** START **

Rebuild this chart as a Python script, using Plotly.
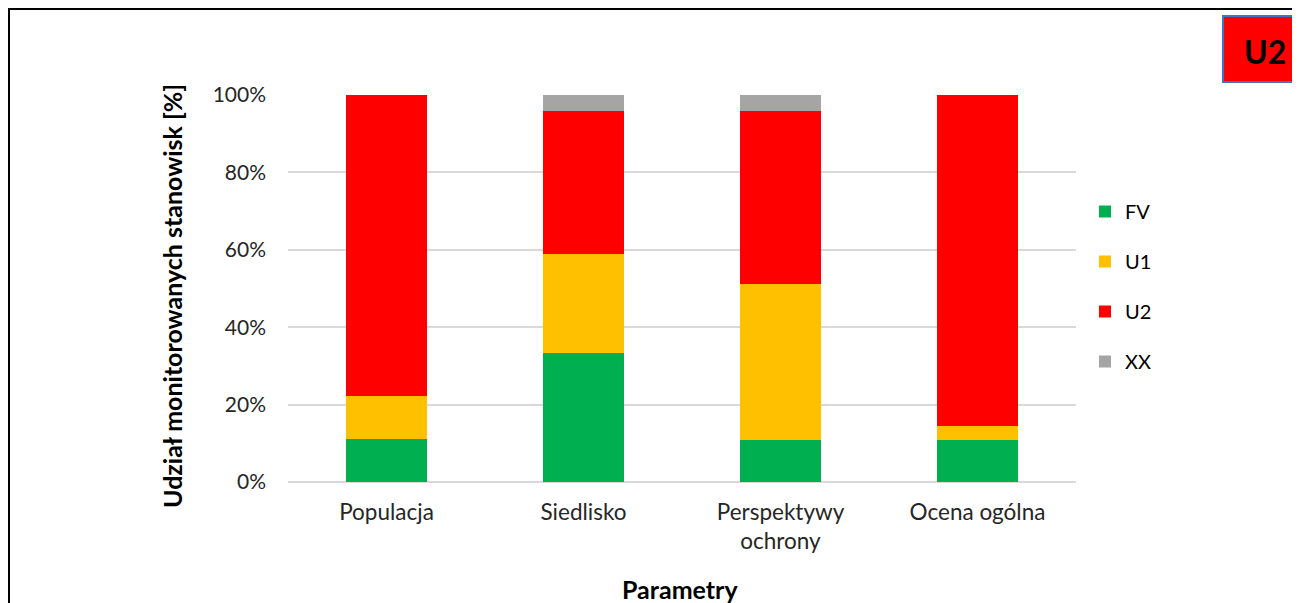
import plotly.graph_objects as go

categories = ["Populacja", "Siedlisko", "Perspektywy<br>ochrony", "Ocena ogólna"]
fv = [11.1, 33.3, 10.9, 10.9]
u1 = [11.1, 25.6, 40.3, 3.6]
u2 = [77.8, 37.0, 44.7, 85.5]
xx = [0.0, 4.1, 4.1, 0.0]

series = [("FV", fv, "#00B050"), ("U1", u1, "#FFC000"), ("U2", u2, "#FF0000"), ("XX", xx, "#A5A5A5")]

FONT = "Lato, 'Open Sans', sans-serif"

fig = go.Figure()
for name, vals, col in series:
    fig.add_trace(go.Bar(x=categories, y=vals, name=name, marker_color=col,
                         marker_line_width=0, legendgroup=name))

W, H = 1300, 603
L, R, T, B = 280, 1068, 87, 474

def px(x):
    return (x - L) / (R - L)

def py(y):
    return (B - y) / (B - T)

fig.update_layout(
    width=W, height=H,
    margin=dict(l=L, r=W - R, t=T, b=H - B),
    barmode="stack", bargap=0.584,
    plot_bgcolor="white", paper_bgcolor="white",
    font=dict(family=FONT, size=21, color="#262626"),
    showlegend=True,
    legend=dict(x=px(1077), y=py(184), xanchor="left", yanchor="top",
                traceorder="grouped", tracegroupgap=21,
                font=dict(size=20, color="#000000"),
                itemwidth=30, bgcolor="rgba(0,0,0,0)"),
    xaxis=dict(showgrid=False, showline=False, ticks="", ticklabelstandoff=14,
               tickfont=dict(size=22.5, color="#262626")),
    yaxis=dict(range=[0, 100], tickvals=[0, 20, 40, 60, 80, 100],
               ticktext=["0%", "20%", "40%", "60%", "80%", "100%"],
               showgrid=True, gridcolor="#D9D9D9", gridwidth=1.5,
               zeroline=True, zerolinecolor="#D9D9D9", zerolinewidth=1.5,
               showline=False, ticks="", ticklabelstandoff=21,
               tickfont=dict(size=21, color="#262626")),
    shapes=[
        dict(type="rect", xref="paper", yref="paper",
             x0=px(1), x1=px(1320), y0=py(640), y1=py(1),
             line=dict(color="black", width=2), fillcolor="rgba(0,0,0,0)", layer="below"),
        dict(type="rect", xref="paper", yref="paper",
             x0=px(1215), x1=px(1302), y0=py(74), y1=py(8),
             line=dict(color="#4472C4", width=2), fillcolor="#FF0000"),
    ],
    annotations=[
        dict(text="<b>U2</b>", xref="paper", yref="paper", x=px(1257), y=py(44),
             xanchor="center", yanchor="middle",
             showarrow=False, font=dict(size=32, color="black", family=FONT)),
        dict(text="<b>Udział monitorowanych stanowisk [%]</b>", xref="paper", yref="paper",
             x=px(164), y=py(288), xanchor="center", yanchor="middle", textangle=-90,
             showarrow=False, font=dict(size=25, color="black", family=FONT)),
        dict(text="<b>Parametry</b>", xref="paper", yref="paper",
             x=px(672), y=py(581), xanchor="center", yanchor="middle", showarrow=False,
             font=dict(size=25, color="black", family=FONT)),
    ],
)

fig.write_html("out.html")
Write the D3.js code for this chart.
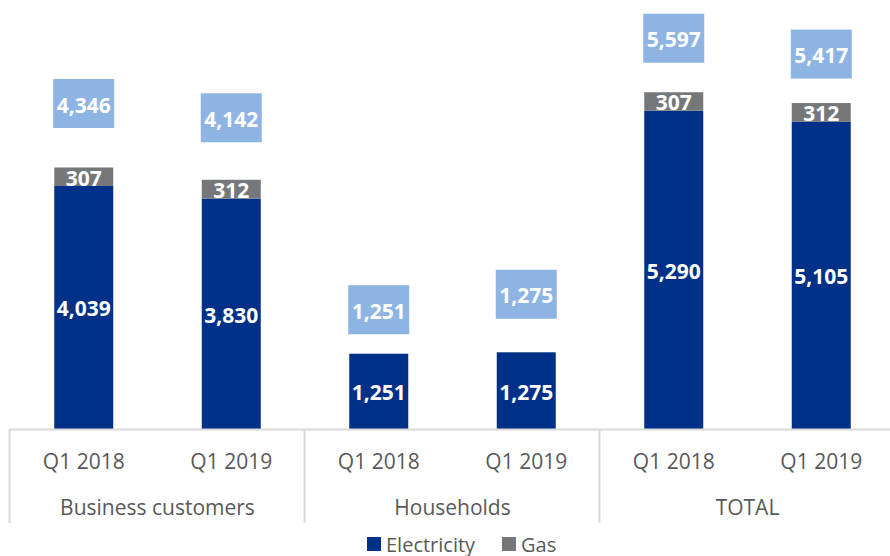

** END **

* [WHAT IS EXPECTED]: Retype everything in the material word for word, minus pictures.

* [RESULT]:
Rebuild this chart as a Python script, using Plotly.
import plotly.graph_objects as go

categories = ["Populacja", "Siedlisko", "Perspektywy<br>ochrony", "Ocena ogólna"]
fv = [11.1, 33.3, 10.9, 10.9]
u1 = [11.1, 25.6, 40.3, 3.6]
u2 = [77.8, 37.0, 44.7, 85.5]
xx = [0.0, 4.1, 4.1, 0.0]

series = [("FV", fv, "#00B050"), ("U1", u1, "#FFC000"), ("U2", u2, "#FF0000"), ("XX", xx, "#A5A5A5")]

FONT = "Lato, 'Open Sans', sans-serif"

fig = go.Figure()
for name, vals, col in series:
    fig.add_trace(go.Bar(x=categories, y=vals, name=name, marker_color=col,
                         marker_line_width=0, legendgroup=name))

W, H = 1300, 603
L, R, T, B = 280, 1068, 87, 474

def px(x):
    return (x - L) / (R - L)

def py(y):
    return (B - y) / (B - T)

fig.update_layout(
    width=W, height=H,
    margin=dict(l=L, r=W - R, t=T, b=H - B),
    barmode="stack", bargap=0.584,
    plot_bgcolor="white", paper_bgcolor="white",
    font=dict(family=FONT, size=21, color="#262626"),
    showlegend=True,
    legend=dict(x=px(1077), y=py(184), xanchor="left", yanchor="top",
                traceorder="grouped", tracegroupgap=21,
                font=dict(size=20, color="#000000"),
                itemwidth=30, bgcolor="rgba(0,0,0,0)"),
    xaxis=dict(showgrid=False, showline=False, ticks="", ticklabelstandoff=14,
               tickfont=dict(size=22.5, color="#262626")),
    yaxis=dict(range=[0, 100], tickvals=[0, 20, 40, 60, 80, 100],
               ticktext=["0%", "20%", "40%", "60%", "80%", "100%"],
               showgrid=True, gridcolor="#D9D9D9", gridwidth=1.5,
               zeroline=True, zerolinecolor="#D9D9D9", zerolinewidth=1.5,
               showline=False, ticks="", ticklabelstandoff=21,
               tickfont=dict(size=21, color="#262626")),
    shapes=[
        dict(type="rect", xref="paper", yref="paper",
             x0=px(1), x1=px(1320), y0=py(640), y1=py(1),
             line=dict(color="black", width=2), fillcolor="rgba(0,0,0,0)", layer="below"),
        dict(type="rect", xref="paper", yref="paper",
             x0=px(1215), x1=px(1302), y0=py(74), y1=py(8),
             line=dict(color="#4472C4", width=2), fillcolor="#FF0000"),
    ],
    annotations=[
        dict(text="<b>U2</b>", xref="paper", yref="paper", x=px(1257), y=py(44),
             xanchor="center", yanchor="middle",
             showarrow=False, font=dict(size=32, color="black", family=FONT)),
        dict(text="<b>Udział monitorowanych stanowisk [%]</b>", xref="paper", yref="paper",
             x=px(164), y=py(288), xanchor="center", yanchor="middle", textangle=-90,
             showarrow=False, font=dict(size=25, color="black", family=FONT)),
        dict(text="<b>Parametry</b>", xref="paper", yref="paper",
             x=px(672), y=py(581), xanchor="center", yanchor="middle", showarrow=False,
             font=dict(size=25, color="black", family=FONT)),
    ],
)

fig.write_html("out.html")
Write the D3.js code for this chart.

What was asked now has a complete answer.